• What the task requires
Repeat the lines below exactly as they appear, but leave out the images.

• Dataset section
#####

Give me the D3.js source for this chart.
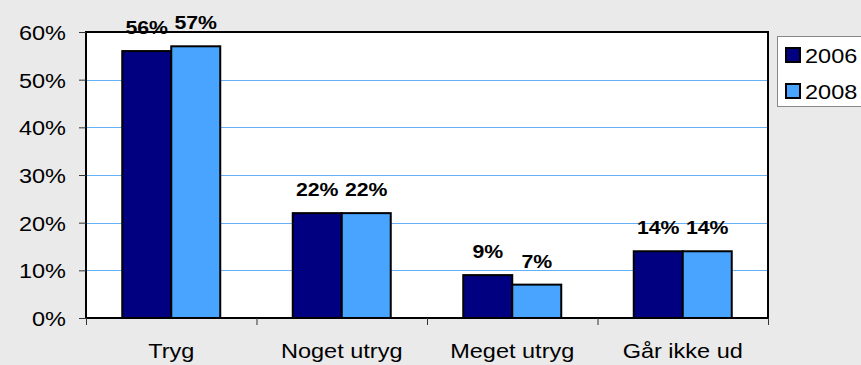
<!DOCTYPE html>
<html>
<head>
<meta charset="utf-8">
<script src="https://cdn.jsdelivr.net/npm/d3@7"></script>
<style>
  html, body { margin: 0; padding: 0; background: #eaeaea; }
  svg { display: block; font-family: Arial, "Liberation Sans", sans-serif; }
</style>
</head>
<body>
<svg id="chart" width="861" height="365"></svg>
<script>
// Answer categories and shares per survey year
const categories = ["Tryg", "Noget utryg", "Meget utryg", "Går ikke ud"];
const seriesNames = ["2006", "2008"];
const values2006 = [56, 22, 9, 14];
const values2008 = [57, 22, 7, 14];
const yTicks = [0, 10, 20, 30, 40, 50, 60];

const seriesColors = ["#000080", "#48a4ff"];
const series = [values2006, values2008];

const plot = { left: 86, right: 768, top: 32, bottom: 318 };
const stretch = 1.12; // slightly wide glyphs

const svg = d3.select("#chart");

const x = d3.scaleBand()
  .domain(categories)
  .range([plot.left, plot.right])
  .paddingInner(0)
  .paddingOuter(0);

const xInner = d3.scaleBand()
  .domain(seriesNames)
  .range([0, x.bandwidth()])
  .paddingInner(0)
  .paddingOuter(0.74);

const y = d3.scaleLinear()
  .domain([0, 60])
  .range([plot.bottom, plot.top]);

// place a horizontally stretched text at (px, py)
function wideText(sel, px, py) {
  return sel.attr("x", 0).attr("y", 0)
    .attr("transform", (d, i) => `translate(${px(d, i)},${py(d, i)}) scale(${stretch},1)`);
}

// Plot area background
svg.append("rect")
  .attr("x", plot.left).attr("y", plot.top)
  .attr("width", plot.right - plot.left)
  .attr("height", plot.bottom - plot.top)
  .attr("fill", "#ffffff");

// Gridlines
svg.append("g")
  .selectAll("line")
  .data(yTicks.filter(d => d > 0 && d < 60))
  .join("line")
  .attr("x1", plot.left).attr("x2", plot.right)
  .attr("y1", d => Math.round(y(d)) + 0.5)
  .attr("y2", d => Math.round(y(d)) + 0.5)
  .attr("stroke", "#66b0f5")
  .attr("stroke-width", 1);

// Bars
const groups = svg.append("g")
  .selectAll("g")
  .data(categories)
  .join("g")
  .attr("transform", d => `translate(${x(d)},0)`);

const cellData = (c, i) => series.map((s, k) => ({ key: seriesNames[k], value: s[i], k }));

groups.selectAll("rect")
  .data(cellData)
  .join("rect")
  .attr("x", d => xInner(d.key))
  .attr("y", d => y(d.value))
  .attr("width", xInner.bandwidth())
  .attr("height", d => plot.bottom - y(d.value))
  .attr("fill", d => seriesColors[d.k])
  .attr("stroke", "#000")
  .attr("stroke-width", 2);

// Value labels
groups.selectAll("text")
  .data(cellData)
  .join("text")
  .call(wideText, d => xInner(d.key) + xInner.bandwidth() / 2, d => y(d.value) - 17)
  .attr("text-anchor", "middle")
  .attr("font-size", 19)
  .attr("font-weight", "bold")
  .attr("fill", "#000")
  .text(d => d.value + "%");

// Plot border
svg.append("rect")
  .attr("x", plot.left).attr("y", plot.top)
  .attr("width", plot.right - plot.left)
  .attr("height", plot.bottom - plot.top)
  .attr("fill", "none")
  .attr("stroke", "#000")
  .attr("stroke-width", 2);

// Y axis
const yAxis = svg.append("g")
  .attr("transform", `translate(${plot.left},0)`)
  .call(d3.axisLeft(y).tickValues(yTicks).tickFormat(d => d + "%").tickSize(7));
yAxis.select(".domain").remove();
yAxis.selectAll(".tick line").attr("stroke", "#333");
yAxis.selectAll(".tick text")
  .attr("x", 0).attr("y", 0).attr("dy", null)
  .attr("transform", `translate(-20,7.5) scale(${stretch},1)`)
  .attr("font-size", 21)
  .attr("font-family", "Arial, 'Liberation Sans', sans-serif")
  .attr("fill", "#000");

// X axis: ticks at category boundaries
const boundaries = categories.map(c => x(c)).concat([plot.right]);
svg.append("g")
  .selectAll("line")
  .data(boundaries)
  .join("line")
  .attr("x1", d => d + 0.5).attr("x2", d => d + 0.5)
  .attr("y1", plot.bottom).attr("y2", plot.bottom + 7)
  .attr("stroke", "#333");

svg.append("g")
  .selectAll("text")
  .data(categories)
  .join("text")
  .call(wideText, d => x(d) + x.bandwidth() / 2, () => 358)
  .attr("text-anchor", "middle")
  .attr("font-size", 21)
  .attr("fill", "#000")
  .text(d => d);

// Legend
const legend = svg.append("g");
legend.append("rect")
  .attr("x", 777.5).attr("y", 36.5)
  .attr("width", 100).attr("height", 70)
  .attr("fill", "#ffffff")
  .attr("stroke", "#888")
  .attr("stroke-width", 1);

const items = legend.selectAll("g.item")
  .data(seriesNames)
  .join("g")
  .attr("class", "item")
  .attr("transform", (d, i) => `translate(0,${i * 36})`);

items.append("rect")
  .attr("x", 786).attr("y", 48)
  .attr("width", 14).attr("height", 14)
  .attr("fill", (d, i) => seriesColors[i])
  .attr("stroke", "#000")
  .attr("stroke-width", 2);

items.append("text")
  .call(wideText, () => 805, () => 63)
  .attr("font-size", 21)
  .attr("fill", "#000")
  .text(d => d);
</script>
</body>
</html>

#####

• The output
Give me the D3.js source for this chart.
<!DOCTYPE html>
<html>
<head>
<meta charset="utf-8">
<script src="https://cdn.jsdelivr.net/npm/d3@7"></script>
<style>
  html, body { margin: 0; padding: 0; background: #eaeaea; }
  svg { display: block; font-family: Arial, "Liberation Sans", sans-serif; }
</style>
</head>
<body>
<svg id="chart" width="861" height="365"></svg>
<script>
// Answer categories and shares per survey year
const categories = ["Tryg", "Noget utryg", "Meget utryg", "Går ikke ud"];
const seriesNames = ["2006", "2008"];
const values2006 = [56, 22, 9, 14];
const values2008 = [57, 22, 7, 14];
const yTicks = [0, 10, 20, 30, 40, 50, 60];

const seriesColors = ["#000080", "#48a4ff"];
const series = [values2006, values2008];

const plot = { left: 86, right: 768, top: 32, bottom: 318 };
const stretch = 1.12; // slightly wide glyphs

const svg = d3.select("#chart");

const x = d3.scaleBand()
  .domain(categories)
  .range([plot.left, plot.right])
  .paddingInner(0)
  .paddingOuter(0);

const xInner = d3.scaleBand()
  .domain(seriesNames)
  .range([0, x.bandwidth()])
  .paddingInner(0)
  .paddingOuter(0.74);

const y = d3.scaleLinear()
  .domain([0, 60])
  .range([plot.bottom, plot.top]);

// place a horizontally stretched text at (px, py)
function wideText(sel, px, py) {
  return sel.attr("x", 0).attr("y", 0)
    .attr("transform", (d, i) => `translate(${px(d, i)},${py(d, i)}) scale(${stretch},1)`);
}

// Plot area background
svg.append("rect")
  .attr("x", plot.left).attr("y", plot.top)
  .attr("width", plot.right - plot.left)
  .attr("height", plot.bottom - plot.top)
  .attr("fill", "#ffffff");

// Gridlines
svg.append("g")
  .selectAll("line")
  .data(yTicks.filter(d => d > 0 && d < 60))
  .join("line")
  .attr("x1", plot.left).attr("x2", plot.right)
  .attr("y1", d => Math.round(y(d)) + 0.5)
  .attr("y2", d => Math.round(y(d)) + 0.5)
  .attr("stroke", "#66b0f5")
  .attr("stroke-width", 1);

// Bars
const groups = svg.append("g")
  .selectAll("g")
  .data(categories)
  .join("g")
  .attr("transform", d => `translate(${x(d)},0)`);

const cellData = (c, i) => series.map((s, k) => ({ key: seriesNames[k], value: s[i], k }));

groups.selectAll("rect")
  .data(cellData)
  .join("rect")
  .attr("x", d => xInner(d.key))
  .attr("y", d => y(d.value))
  .attr("width", xInner.bandwidth())
  .attr("height", d => plot.bottom - y(d.value))
  .attr("fill", d => seriesColors[d.k])
  .attr("stroke", "#000")
  .attr("stroke-width", 2);

// Value labels
groups.selectAll("text")
  .data(cellData)
  .join("text")
  .call(wideText, d => xInner(d.key) + xInner.bandwidth() / 2, d => y(d.value) - 17)
  .attr("text-anchor", "middle")
  .attr("font-size", 19)
  .attr("font-weight", "bold")
  .attr("fill", "#000")
  .text(d => d.value + "%");

// Plot border
svg.append("rect")
  .attr("x", plot.left).attr("y", plot.top)
  .attr("width", plot.right - plot.left)
  .attr("height", plot.bottom - plot.top)
  .attr("fill", "none")
  .attr("stroke", "#000")
  .attr("stroke-width", 2);

// Y axis
const yAxis = svg.append("g")
  .attr("transform", `translate(${plot.left},0)`)
  .call(d3.axisLeft(y).tickValues(yTicks).tickFormat(d => d + "%").tickSize(7));
yAxis.select(".domain").remove();
yAxis.selectAll(".tick line").attr("stroke", "#333");
yAxis.selectAll(".tick text")
  .attr("x", 0).attr("y", 0).attr("dy", null)
  .attr("transform", `translate(-20,7.5) scale(${stretch},1)`)
  .attr("font-size", 21)
  .attr("font-family", "Arial, 'Liberation Sans', sans-serif")
  .attr("fill", "#000");

// X axis: ticks at category boundaries
const boundaries = categories.map(c => x(c)).concat([plot.right]);
svg.append("g")
  .selectAll("line")
  .data(boundaries)
  .join("line")
  .attr("x1", d => d + 0.5).attr("x2", d => d + 0.5)
  .attr("y1", plot.bottom).attr("y2", plot.bottom + 7)
  .attr("stroke", "#333");

svg.append("g")
  .selectAll("text")
  .data(categories)
  .join("text")
  .call(wideText, d => x(d) + x.bandwidth() / 2, () => 358)
  .attr("text-anchor", "middle")
  .attr("font-size", 21)
  .attr("fill", "#000")
  .text(d => d);

// Legend
const legend = svg.append("g");
legend.append("rect")
  .attr("x", 777.5).attr("y", 36.5)
  .attr("width", 100).attr("height", 70)
  .attr("fill", "#ffffff")
  .attr("stroke", "#888")
  .attr("stroke-width", 1);

const items = legend.selectAll("g.item")
  .data(seriesNames)
  .join("g")
  .attr("class", "item")
  .attr("transform", (d, i) => `translate(0,${i * 36})`);

items.append("rect")
  .attr("x", 786).attr("y", 48)
  .attr("width", 14).attr("height", 14)
  .attr("fill", (d, i) => seriesColors[i])
  .attr("stroke", "#000")
  .attr("stroke-width", 2);

items.append("text")
  .call(wideText, () => 805, () => 63)
  .attr("font-size", 21)
  .attr("fill", "#000")
  .text(d => d);
</script>
</body>
</html>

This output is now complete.